__Instructions for the task__: Go through the material and write it all out exactly, minus the pictures.

Code that draws figures
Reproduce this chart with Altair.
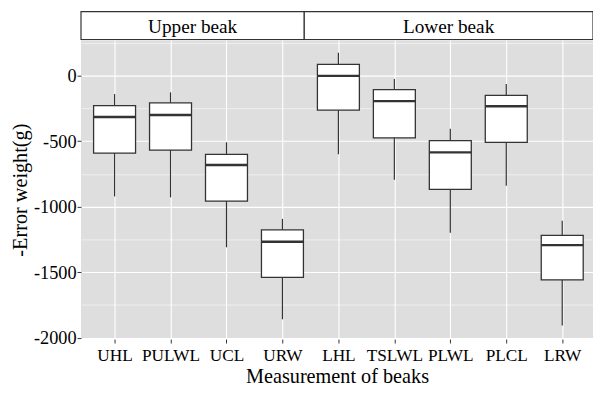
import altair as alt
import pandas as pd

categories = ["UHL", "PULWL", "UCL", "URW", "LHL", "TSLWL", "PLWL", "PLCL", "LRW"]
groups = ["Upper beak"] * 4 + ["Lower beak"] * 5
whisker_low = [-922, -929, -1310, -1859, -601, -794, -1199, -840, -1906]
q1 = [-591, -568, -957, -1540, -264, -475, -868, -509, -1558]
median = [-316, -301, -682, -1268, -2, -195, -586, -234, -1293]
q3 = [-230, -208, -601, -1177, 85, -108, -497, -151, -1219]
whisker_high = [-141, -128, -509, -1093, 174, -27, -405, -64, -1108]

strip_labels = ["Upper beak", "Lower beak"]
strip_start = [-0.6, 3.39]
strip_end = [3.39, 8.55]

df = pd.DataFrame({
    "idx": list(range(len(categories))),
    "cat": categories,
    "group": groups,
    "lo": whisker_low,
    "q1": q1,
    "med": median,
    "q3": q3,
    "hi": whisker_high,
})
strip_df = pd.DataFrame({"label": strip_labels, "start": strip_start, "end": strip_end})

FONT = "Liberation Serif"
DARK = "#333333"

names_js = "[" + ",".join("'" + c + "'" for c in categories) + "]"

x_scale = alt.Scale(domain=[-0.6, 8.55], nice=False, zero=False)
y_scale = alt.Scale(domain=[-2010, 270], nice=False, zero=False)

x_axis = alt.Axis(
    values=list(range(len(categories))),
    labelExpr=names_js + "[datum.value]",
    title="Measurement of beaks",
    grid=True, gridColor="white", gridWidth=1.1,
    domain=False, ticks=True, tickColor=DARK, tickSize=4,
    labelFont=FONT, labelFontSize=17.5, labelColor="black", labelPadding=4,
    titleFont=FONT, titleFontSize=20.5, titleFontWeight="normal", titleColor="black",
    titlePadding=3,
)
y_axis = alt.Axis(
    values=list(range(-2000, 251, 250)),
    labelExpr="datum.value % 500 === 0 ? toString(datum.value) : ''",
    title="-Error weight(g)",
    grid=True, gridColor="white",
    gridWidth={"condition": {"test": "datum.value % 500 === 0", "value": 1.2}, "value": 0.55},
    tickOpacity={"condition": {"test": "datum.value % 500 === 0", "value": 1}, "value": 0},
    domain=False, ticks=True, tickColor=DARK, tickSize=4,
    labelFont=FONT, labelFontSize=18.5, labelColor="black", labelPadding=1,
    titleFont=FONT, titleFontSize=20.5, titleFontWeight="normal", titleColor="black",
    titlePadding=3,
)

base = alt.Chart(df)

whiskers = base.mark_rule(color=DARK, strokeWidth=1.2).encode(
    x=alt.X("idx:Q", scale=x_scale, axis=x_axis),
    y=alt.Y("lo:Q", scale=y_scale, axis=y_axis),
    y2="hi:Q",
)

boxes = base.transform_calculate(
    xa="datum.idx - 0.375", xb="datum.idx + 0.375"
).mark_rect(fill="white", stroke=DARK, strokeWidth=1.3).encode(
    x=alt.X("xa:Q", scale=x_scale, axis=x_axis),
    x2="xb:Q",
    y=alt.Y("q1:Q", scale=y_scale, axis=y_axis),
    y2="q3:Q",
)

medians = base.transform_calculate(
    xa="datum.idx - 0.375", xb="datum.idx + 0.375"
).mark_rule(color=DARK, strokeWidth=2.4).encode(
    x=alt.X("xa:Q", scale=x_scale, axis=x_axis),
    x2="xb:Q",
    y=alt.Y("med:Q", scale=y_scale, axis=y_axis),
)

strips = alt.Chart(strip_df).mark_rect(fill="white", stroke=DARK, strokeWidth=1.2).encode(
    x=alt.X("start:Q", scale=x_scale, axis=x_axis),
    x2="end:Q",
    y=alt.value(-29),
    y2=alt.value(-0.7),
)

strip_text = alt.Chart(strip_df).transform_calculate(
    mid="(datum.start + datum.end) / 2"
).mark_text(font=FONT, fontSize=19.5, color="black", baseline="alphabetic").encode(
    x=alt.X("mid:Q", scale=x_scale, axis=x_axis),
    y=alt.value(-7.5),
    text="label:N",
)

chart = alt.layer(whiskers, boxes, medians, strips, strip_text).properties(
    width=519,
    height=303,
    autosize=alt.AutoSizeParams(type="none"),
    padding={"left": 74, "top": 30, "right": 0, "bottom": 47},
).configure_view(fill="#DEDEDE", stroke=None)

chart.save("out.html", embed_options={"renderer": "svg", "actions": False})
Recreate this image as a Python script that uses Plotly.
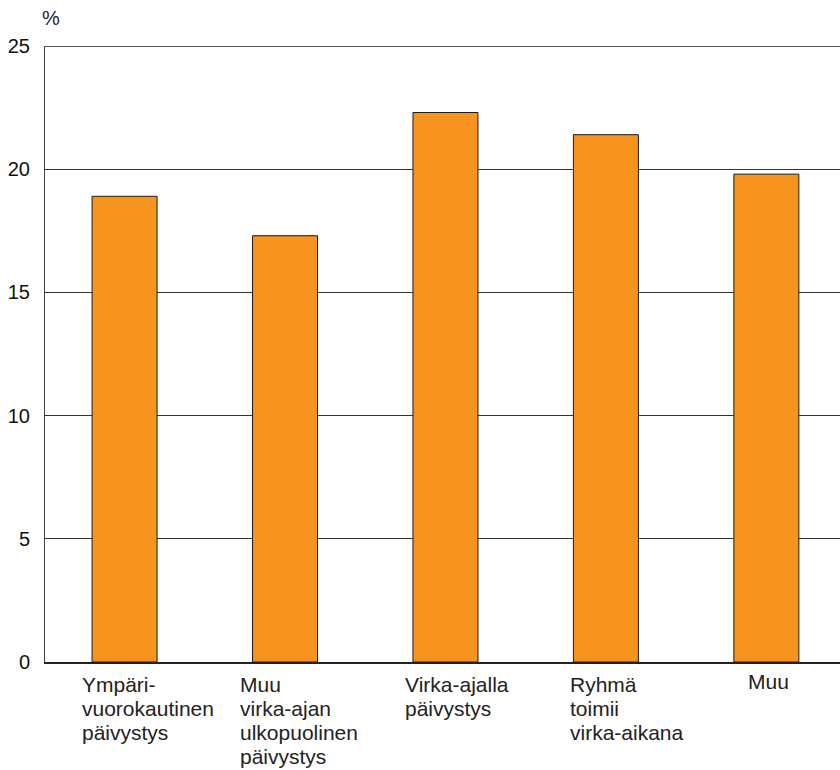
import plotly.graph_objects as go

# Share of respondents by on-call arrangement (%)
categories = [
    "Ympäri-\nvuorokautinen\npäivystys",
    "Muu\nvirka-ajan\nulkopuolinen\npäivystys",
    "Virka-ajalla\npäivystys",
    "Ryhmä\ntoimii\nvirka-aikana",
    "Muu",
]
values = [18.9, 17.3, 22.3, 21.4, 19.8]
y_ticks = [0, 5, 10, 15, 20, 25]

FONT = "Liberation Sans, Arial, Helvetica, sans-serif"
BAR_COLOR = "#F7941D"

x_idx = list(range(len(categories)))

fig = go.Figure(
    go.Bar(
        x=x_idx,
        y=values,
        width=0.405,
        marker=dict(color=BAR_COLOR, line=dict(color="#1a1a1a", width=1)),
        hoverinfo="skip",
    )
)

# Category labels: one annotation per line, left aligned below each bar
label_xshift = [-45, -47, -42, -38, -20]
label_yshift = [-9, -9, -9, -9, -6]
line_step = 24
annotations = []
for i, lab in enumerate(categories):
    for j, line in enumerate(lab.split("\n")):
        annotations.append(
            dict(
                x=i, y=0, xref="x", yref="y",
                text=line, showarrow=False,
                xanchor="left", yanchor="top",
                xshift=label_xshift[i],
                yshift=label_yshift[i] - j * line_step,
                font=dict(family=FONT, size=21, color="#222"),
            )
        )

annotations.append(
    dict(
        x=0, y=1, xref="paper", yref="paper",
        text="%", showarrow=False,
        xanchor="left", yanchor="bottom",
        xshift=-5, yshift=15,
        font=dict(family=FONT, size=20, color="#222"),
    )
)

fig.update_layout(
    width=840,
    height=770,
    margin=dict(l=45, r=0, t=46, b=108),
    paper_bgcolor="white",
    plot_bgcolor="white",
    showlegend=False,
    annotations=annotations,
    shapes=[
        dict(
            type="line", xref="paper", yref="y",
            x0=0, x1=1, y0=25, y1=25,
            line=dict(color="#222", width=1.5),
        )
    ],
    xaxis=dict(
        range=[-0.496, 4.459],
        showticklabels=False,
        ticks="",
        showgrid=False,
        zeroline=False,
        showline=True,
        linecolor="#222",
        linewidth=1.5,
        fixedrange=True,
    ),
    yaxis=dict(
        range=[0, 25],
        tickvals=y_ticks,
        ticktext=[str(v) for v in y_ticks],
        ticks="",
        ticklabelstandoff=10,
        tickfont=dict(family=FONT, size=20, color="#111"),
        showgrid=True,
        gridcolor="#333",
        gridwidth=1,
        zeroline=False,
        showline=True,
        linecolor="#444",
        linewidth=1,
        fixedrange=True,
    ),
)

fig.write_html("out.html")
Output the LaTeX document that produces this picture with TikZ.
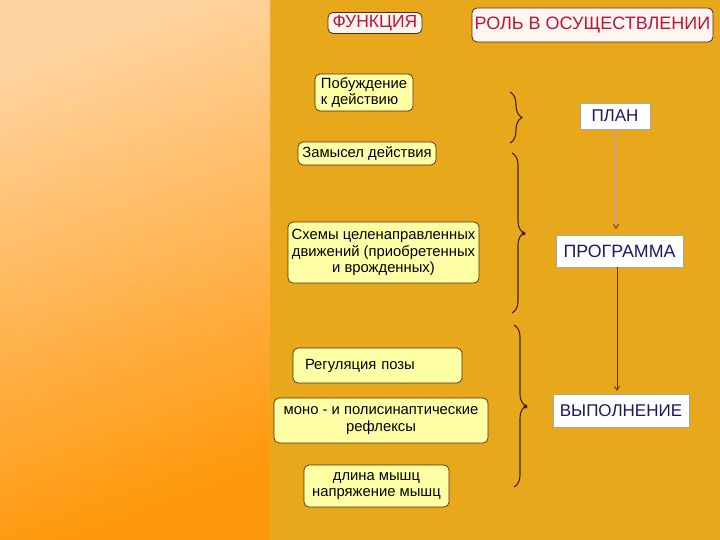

__Written answer__:
Reproduce this chart with Altair.
import altair as alt
import pandas as pd

categories = ["UHL", "PULWL", "UCL", "URW", "LHL", "TSLWL", "PLWL", "PLCL", "LRW"]
groups = ["Upper beak"] * 4 + ["Lower beak"] * 5
whisker_low = [-922, -929, -1310, -1859, -601, -794, -1199, -840, -1906]
q1 = [-591, -568, -957, -1540, -264, -475, -868, -509, -1558]
median = [-316, -301, -682, -1268, -2, -195, -586, -234, -1293]
q3 = [-230, -208, -601, -1177, 85, -108, -497, -151, -1219]
whisker_high = [-141, -128, -509, -1093, 174, -27, -405, -64, -1108]

strip_labels = ["Upper beak", "Lower beak"]
strip_start = [-0.6, 3.39]
strip_end = [3.39, 8.55]

df = pd.DataFrame({
    "idx": list(range(len(categories))),
    "cat": categories,
    "group": groups,
    "lo": whisker_low,
    "q1": q1,
    "med": median,
    "q3": q3,
    "hi": whisker_high,
})
strip_df = pd.DataFrame({"label": strip_labels, "start": strip_start, "end": strip_end})

FONT = "Liberation Serif"
DARK = "#333333"

names_js = "[" + ",".join("'" + c + "'" for c in categories) + "]"

x_scale = alt.Scale(domain=[-0.6, 8.55], nice=False, zero=False)
y_scale = alt.Scale(domain=[-2010, 270], nice=False, zero=False)

x_axis = alt.Axis(
    values=list(range(len(categories))),
    labelExpr=names_js + "[datum.value]",
    title="Measurement of beaks",
    grid=True, gridColor="white", gridWidth=1.1,
    domain=False, ticks=True, tickColor=DARK, tickSize=4,
    labelFont=FONT, labelFontSize=17.5, labelColor="black", labelPadding=4,
    titleFont=FONT, titleFontSize=20.5, titleFontWeight="normal", titleColor="black",
    titlePadding=3,
)
y_axis = alt.Axis(
    values=list(range(-2000, 251, 250)),
    labelExpr="datum.value % 500 === 0 ? toString(datum.value) : ''",
    title="-Error weight(g)",
    grid=True, gridColor="white",
    gridWidth={"condition": {"test": "datum.value % 500 === 0", "value": 1.2}, "value": 0.55},
    tickOpacity={"condition": {"test": "datum.value % 500 === 0", "value": 1}, "value": 0},
    domain=False, ticks=True, tickColor=DARK, tickSize=4,
    labelFont=FONT, labelFontSize=18.5, labelColor="black", labelPadding=1,
    titleFont=FONT, titleFontSize=20.5, titleFontWeight="normal", titleColor="black",
    titlePadding=3,
)

base = alt.Chart(df)

whiskers = base.mark_rule(color=DARK, strokeWidth=1.2).encode(
    x=alt.X("idx:Q", scale=x_scale, axis=x_axis),
    y=alt.Y("lo:Q", scale=y_scale, axis=y_axis),
    y2="hi:Q",
)

boxes = base.transform_calculate(
    xa="datum.idx - 0.375", xb="datum.idx + 0.375"
).mark_rect(fill="white", stroke=DARK, strokeWidth=1.3).encode(
    x=alt.X("xa:Q", scale=x_scale, axis=x_axis),
    x2="xb:Q",
    y=alt.Y("q1:Q", scale=y_scale, axis=y_axis),
    y2="q3:Q",
)

medians = base.transform_calculate(
    xa="datum.idx - 0.375", xb="datum.idx + 0.375"
).mark_rule(color=DARK, strokeWidth=2.4).encode(
    x=alt.X("xa:Q", scale=x_scale, axis=x_axis),
    x2="xb:Q",
    y=alt.Y("med:Q", scale=y_scale, axis=y_axis),
)

strips = alt.Chart(strip_df).mark_rect(fill="white", stroke=DARK, strokeWidth=1.2).encode(
    x=alt.X("start:Q", scale=x_scale, axis=x_axis),
    x2="end:Q",
    y=alt.value(-29),
    y2=alt.value(-0.7),
)

strip_text = alt.Chart(strip_df).transform_calculate(
    mid="(datum.start + datum.end) / 2"
).mark_text(font=FONT, fontSize=19.5, color="black", baseline="alphabetic").encode(
    x=alt.X("mid:Q", scale=x_scale, axis=x_axis),
    y=alt.value(-7.5),
    text="label:N",
)

chart = alt.layer(whiskers, boxes, medians, strips, strip_text).properties(
    width=519,
    height=303,
    autosize=alt.AutoSizeParams(type="none"),
    padding={"left": 74, "top": 30, "right": 0, "bottom": 47},
).configure_view(fill="#DEDEDE", stroke=None)

chart.save("out.html", embed_options={"renderer": "svg", "actions": False})
Recreate this image as a Python script that uses Plotly.
import plotly.graph_objects as go

# Share of respondents by on-call arrangement (%)
categories = [
    "Ympäri-\nvuorokautinen\npäivystys",
    "Muu\nvirka-ajan\nulkopuolinen\npäivystys",
    "Virka-ajalla\npäivystys",
    "Ryhmä\ntoimii\nvirka-aikana",
    "Muu",
]
values = [18.9, 17.3, 22.3, 21.4, 19.8]
y_ticks = [0, 5, 10, 15, 20, 25]

FONT = "Liberation Sans, Arial, Helvetica, sans-serif"
BAR_COLOR = "#F7941D"

x_idx = list(range(len(categories)))

fig = go.Figure(
    go.Bar(
        x=x_idx,
        y=values,
        width=0.405,
        marker=dict(color=BAR_COLOR, line=dict(color="#1a1a1a", width=1)),
        hoverinfo="skip",
    )
)

# Category labels: one annotation per line, left aligned below each bar
label_xshift = [-45, -47, -42, -38, -20]
label_yshift = [-9, -9, -9, -9, -6]
line_step = 24
annotations = []
for i, lab in enumerate(categories):
    for j, line in enumerate(lab.split("\n")):
        annotations.append(
            dict(
                x=i, y=0, xref="x", yref="y",
                text=line, showarrow=False,
                xanchor="left", yanchor="top",
                xshift=label_xshift[i],
                yshift=label_yshift[i] - j * line_step,
                font=dict(family=FONT, size=21, color="#222"),
            )
        )

annotations.append(
    dict(
        x=0, y=1, xref="paper", yref="paper",
        text="%", showarrow=False,
        xanchor="left", yanchor="bottom",
        xshift=-5, yshift=15,
        font=dict(family=FONT, size=20, color="#222"),
    )
)

fig.update_layout(
    width=840,
    height=770,
    margin=dict(l=45, r=0, t=46, b=108),
    paper_bgcolor="white",
    plot_bgcolor="white",
    showlegend=False,
    annotations=annotations,
    shapes=[
        dict(
            type="line", xref="paper", yref="y",
            x0=0, x1=1, y0=25, y1=25,
            line=dict(color="#222", width=1.5),
        )
    ],
    xaxis=dict(
        range=[-0.496, 4.459],
        showticklabels=False,
        ticks="",
        showgrid=False,
        zeroline=False,
        showline=True,
        linecolor="#222",
        linewidth=1.5,
        fixedrange=True,
    ),
    yaxis=dict(
        range=[0, 25],
        tickvals=y_ticks,
        ticktext=[str(v) for v in y_ticks],
        ticks="",
        ticklabelstandoff=10,
        tickfont=dict(family=FONT, size=20, color="#111"),
        showgrid=True,
        gridcolor="#333",
        gridwidth=1,
        zeroline=False,
        showline=True,
        linecolor="#444",
        linewidth=1,
        fixedrange=True,
    ),
)

fig.write_html("out.html")
Output the LaTeX document that produces this picture with TikZ.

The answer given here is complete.